Taoism and Lao Tzu

Looking back at what I wrote twenty-five years ago and comparing it to my writing today, I think about the Master Gardener’s role in striving to reflect the wisdom of the sage, and how we aim to mirror nature in every word, action, and deed. Our actions are meant to embody this image, showing how far we’ve come and guiding us on the path ahead. It’s like having a weathervane to show which way the wind blows.
As though we have received the clarion call to continue taking action…. to make mid-course corrections for the benefit of both us and others. I first became a Master Gardener when I lived in Massachusetts in 1995 and am a Master Gardener, Emeritus, now in Springfield, Missouri.

In chapter fifty-four of Lao Tzu’s Tao Te Ching, we see the ultimate role of our connection to both nature and spirit, as though the universe itself is calling us to continue stepping forward.
It compares our actions to tending a garden, inspiring us to show the same mindful care for nature and nurturing as we do for the ongoing, lifelong growth of our spirit. It’s not just around us—it envelops and becomes part of us as we learn to reflect the eternal.
In the garden success can be measured by knowing the right time to start our seeds in the Spring and caring for our young plants.

Placing them outdoors in a safe spot helps them harden off and adjust to cool nights aware of the date of our last freeze warning.
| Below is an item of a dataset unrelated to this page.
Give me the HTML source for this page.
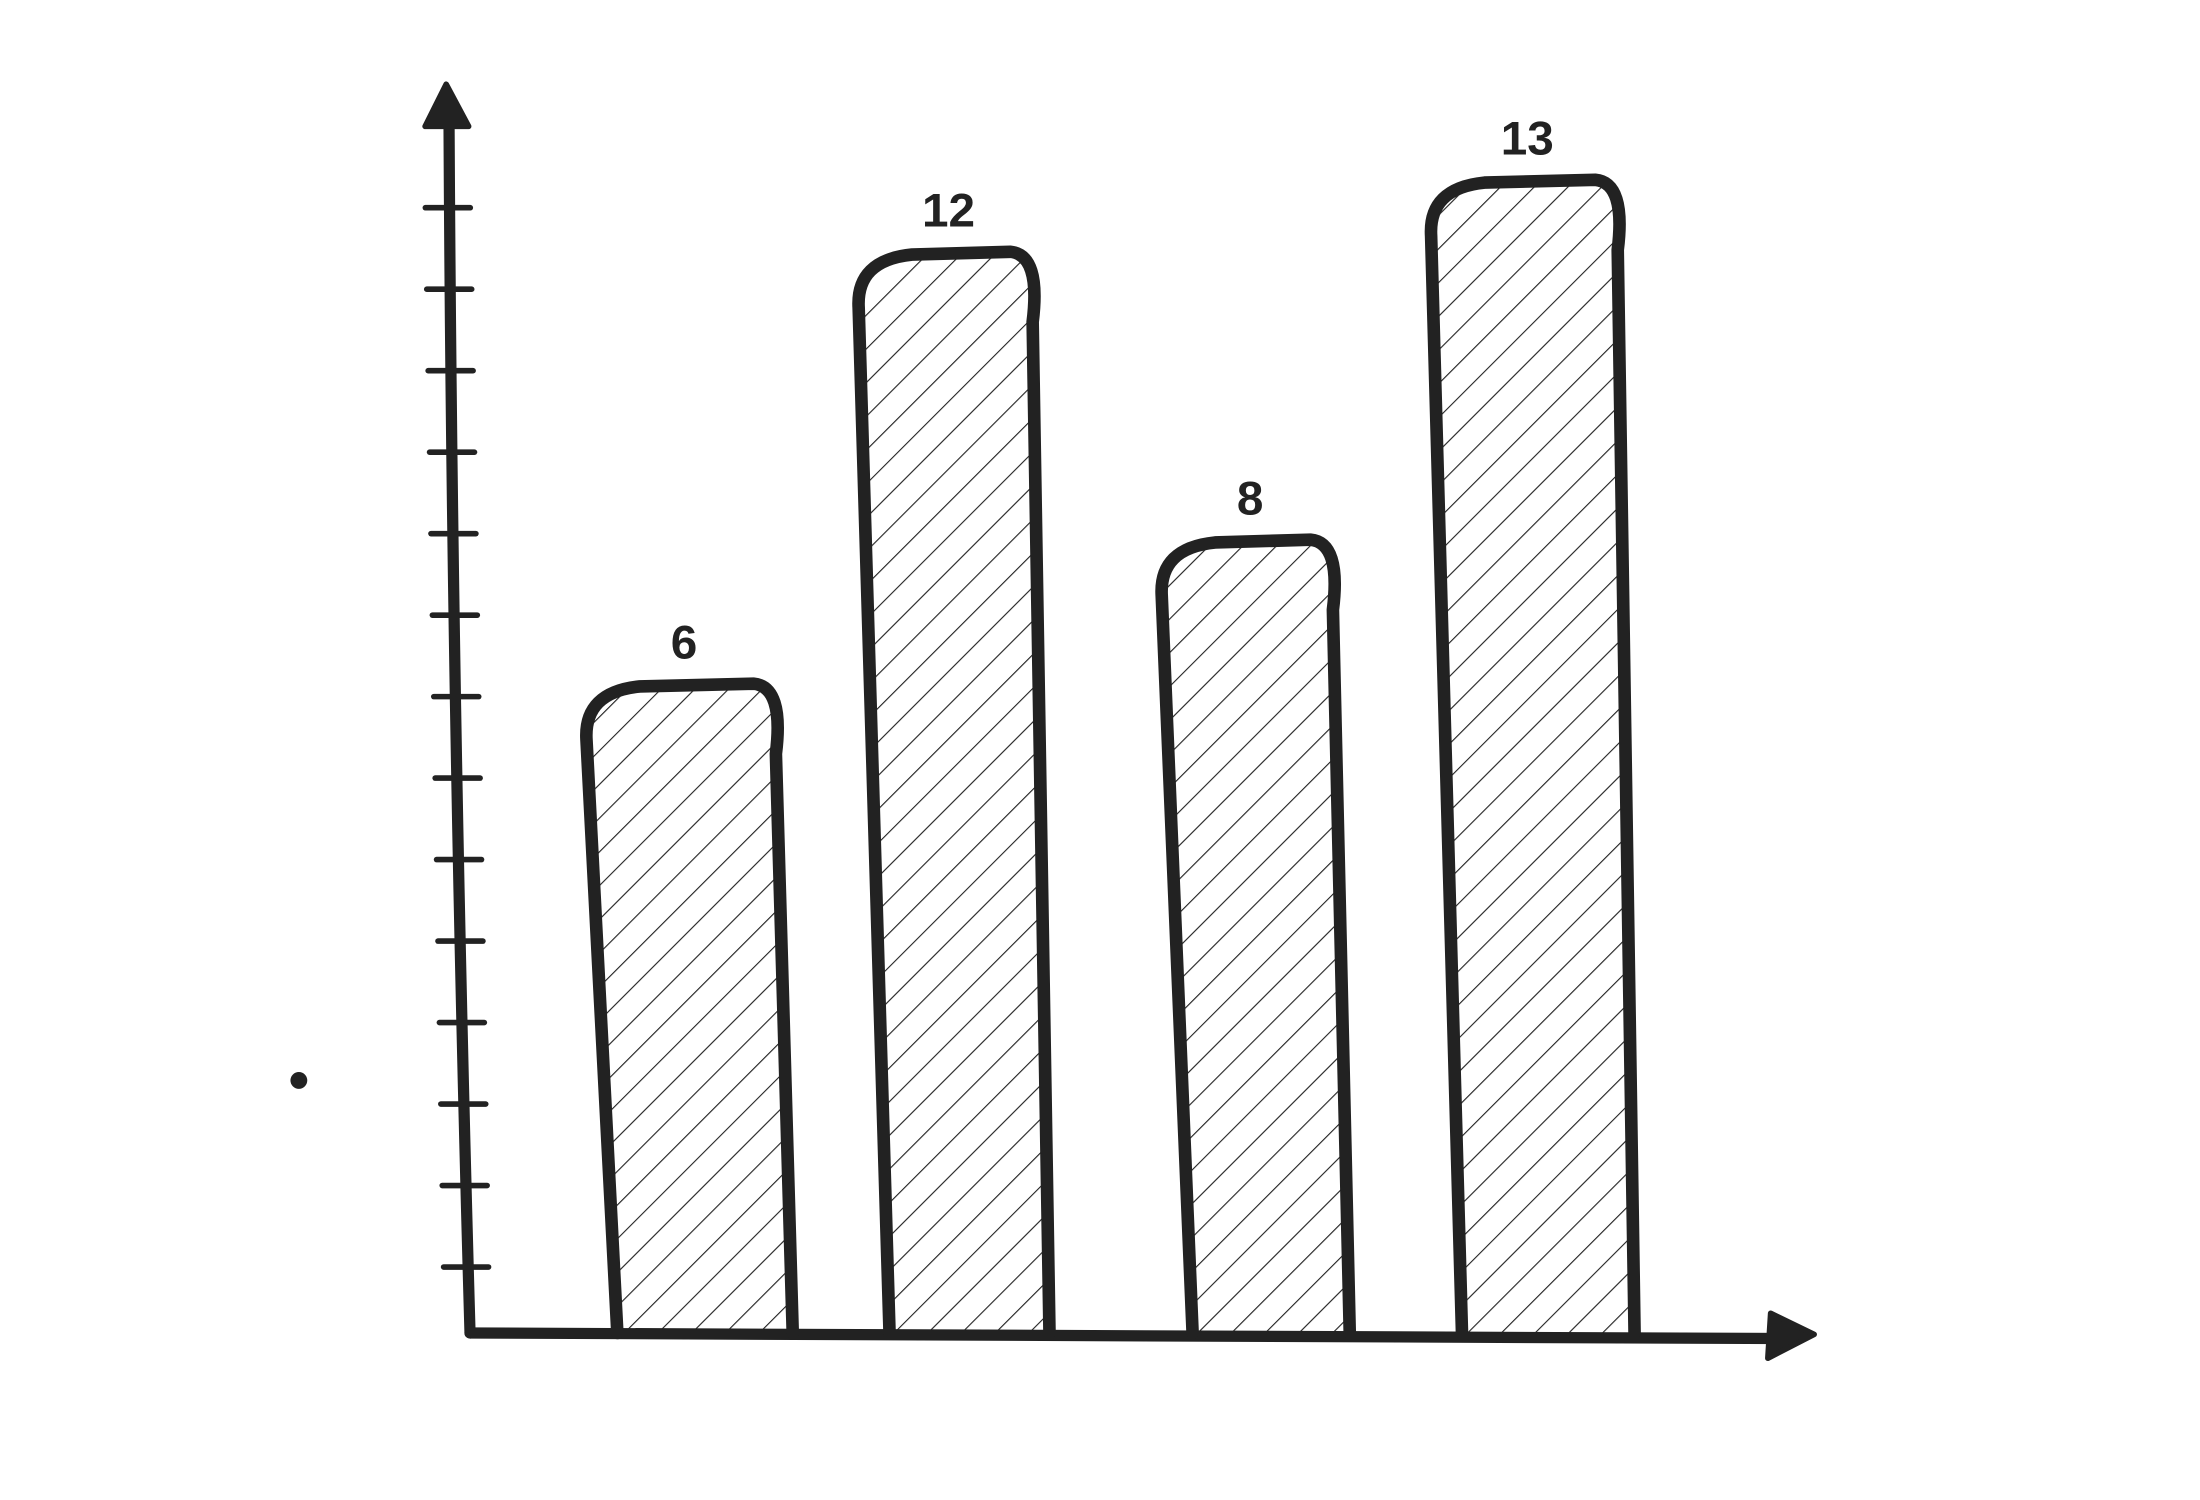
<!DOCTYPE html>
<html><head><meta charset="utf-8"><style>html,body{margin:0;padding:0;background:#fff;}svg{display:block}</style></head>
<body>
<svg id="chart" width="2200" height="1500" viewBox="0 0 1568 1069" xmlns="http://www.w3.org/2000/svg">
<defs>
<pattern id="hatch" patternUnits="userSpaceOnUse" width="17" height="17" patternTransform="rotate(45)">
<line x1="0" y1="0" x2="0" y2="17" stroke="#222" stroke-width="1.6"/>
</pattern>
</defs>
<g id="axes"></g>
<g id="bars"></g>
<circle cx="213" cy="770" r="6" fill="#222"/>
</svg>
<script>
const categories = ["A", "B", "C", "D"];
const values = [6, 12, 8, 13];
const labels = ["6", "12", "8", "13"];
const tickCount = 14;

const NS = "http://www.w3.org/2000/svg";
const base = 950;
function yScale(v) { return base - (153 + 51.3 * v); }
const barX = [418, 612, 828, 1020];
const barW = [147, 136, 134, 145];
function xBand(i) { return barX[i]; }

const axes = document.getElementById('axes');
const bars = document.getElementById('bars');
function mk(tag, attrs, parent) {
  const e = document.createElementNS(NS, tag);
  for (const k in attrs) e.setAttribute(k, attrs[k]);
  parent.appendChild(e);
  return e;
}
let ya = mk('path', {d: 'M335 950 Q322 500 320 80', fill: 'none', stroke: '#222', 'stroke-width': 8, 'stroke-linecap': 'round'}, axes);


let yh = mk('path', {d: 'M318 60 L303 90 L334 90 Z', fill: '#222', stroke: '#222', 'stroke-width': 4, 'stroke-linejoin': 'round'}, axes);


let xa = mk('path', {d: 'M335 950 L1275 954', fill: 'none', stroke: '#222', 'stroke-width': 8, 'stroke-linecap': 'round'}, axes);


let xh = mk('path', {d: 'M1293 951 L1262 936 L1260 968 Z', fill: '#222', stroke: '#222', 'stroke-width': 4, 'stroke-linejoin': 'round'}, axes);


for (let i = 0; i < tickCount; i++) {
  const ty = 903 - i * (903 - 148) / (tickCount - 1);
  const ax = 335 - (950 - ty) / 870 * 15;
  const t = mk('line', {x1: ax - 18, y1: ty, x2: ax + 14, y2: ty, stroke: '#222', 'stroke-width': 4, 'stroke-linecap': 'round'}, axes);
  
  
}
values.forEach((v, i) => {
  const x = xBand(i), w = barW[i], top = yScale(v), r = 28;
  const d = `M${x+22} ${base} L${x} ${top+r+10} Q${x-2} ${top+4} ${x+r+10} ${top} L${x+w-r} ${top-2} Q${x+w-6} ${top} ${x+w-12} ${top+r+20} L${x+w} ${base}`;
  const fill = mk('path', {d: d + ' Z', fill: 'url(#hatch)', stroke: 'none'}, bars);
  
  
  const o = mk('path', {d: d, fill: 'none', stroke: '#222', 'stroke-width': 9, 'stroke-linejoin': 'round', 'stroke-linecap': 'round'}, bars);
  
  
  const t = mk('text', {x: x + w / 2 - 4, y: top - 20, 'text-anchor': 'middle', 'font-family': 'Liberation Sans, sans-serif', 'font-weight': 'bold', 'font-size': 34, fill: '#222'}, bars);
  t.textContent = labels[i];
  
  
});
</script>
</body></html>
It’s like prior planning and knowing the outcome before we speak, ensuring our words aren’t uprooted or torn down. When firmly rooted and supported, they can’t easily fall or be pulled away—just like the institutional memories we’ve nurtured, which are vital to our success.
Our words are rooted in our authenticity and compassion, as we embrace our timeless roles as both teacher and student.
As we strive to become skilled storytellers of our own lives, with the sole responsibility of living and sharing our memories of who we’ve always been for the benefit of our own eternal growth and those who may be listening.
Lao Tzu reminds us to be mindful of what we choose to cultivate. To cultivate is to prepare and improve land for crops or our garden, to grow or care for plants, and to foster or develop something. When we nurture qualities like spirit, our virtue becomes authentic and true.

Historically, the Tao Te Ching has been valued not just as a guide for governing a state, but as a way to understand how we are meant to govern ourselves and our approach to nature.
The value of putting things in context for the widest audience is showing that virtue is universal. The Tao teaches that it applies to everything to what the ancients called “the ten thousand things”.
Of which those who we consider as human are just one. Presenting ideas so they can be understood by everyone reaching the widest possible audience, which is to say why the qualities linked to our garden work so well.
Chapter/verse fifty-four goes on to remind us of what is called filial piety. Filial piety is the virtue of exhibiting love and respect for one’s parents, elders, and ancestors within the context of Confucian, Chinese, Buddhist, and Taoist ethics.
Lao Tzu continues,
“It begins when you cultivate virtue in your person becoming genuine and real. Cultivated in the family virtue multiples and overflows, cultivated in the city or town where you live your virtue will be long-lasting, cultivated in the state, your virtue will be seen as abundant, and finally, when you can cultivate this throughout the world, your virtue will become widespread”.
Verse 54 – While cultivating his garden the world comes forward to find the sage.
What is this thing called virtue and this personal quest we each must come to know?

Where does virtue begin and how does it grow and manifest to guide us once we see ourselves in the Tao?
Once found, how do we let our virtue transcend our everyday desires so that we may see beyond ourselves to discover our rightful place in the universe?
To the sage the world reaches no further than his garden. He remains guided by planting things right so they cannot be uprooted and knowing what is nurtured cannot be ripped away.
He cultivates his garden as if tending his virtue. He then cultivates others by reaching out to bequeath what is noble, pure and found only in the Tao.
Cultivating ourselves our virtue becomes real, cultivated in our family it multiplies, in the place we live virtue only increases and we prosper. In the world virtue thus expanding everywhere.
In both perceived beginnings and endings, the sage looks no further than within himself. Staying completely still, within his true self the world comes forth to emulate him.
54. 圣人耕园,世人寻觅

大德这东西是什么?
我们的个人追求是什么? 大德从哪里开始?
如何积德?当我们在道时,大德又如何指导我们?
如何让大德超越我们的每天欲望,使我们看到更远,找到我们在宇宙的地位?
对圣人而言,这个世界并不比他的花园大。他擅长种花植草,懂得种什么不容易被拔起。他耕耘花园,如同呵护自己的大德。然后,圣人用道的高贵和纯洁培育众人。
自我修炼,得到真德。与家人一同修炼,全家积德。在我们生活的地方修炼,大德徒增,万事如意。大德蔓延到世界的每一个地方。
从始到终,圣人只注重内在,恪守心灵深处的绝对宁静,世人纷纷前来仿效他。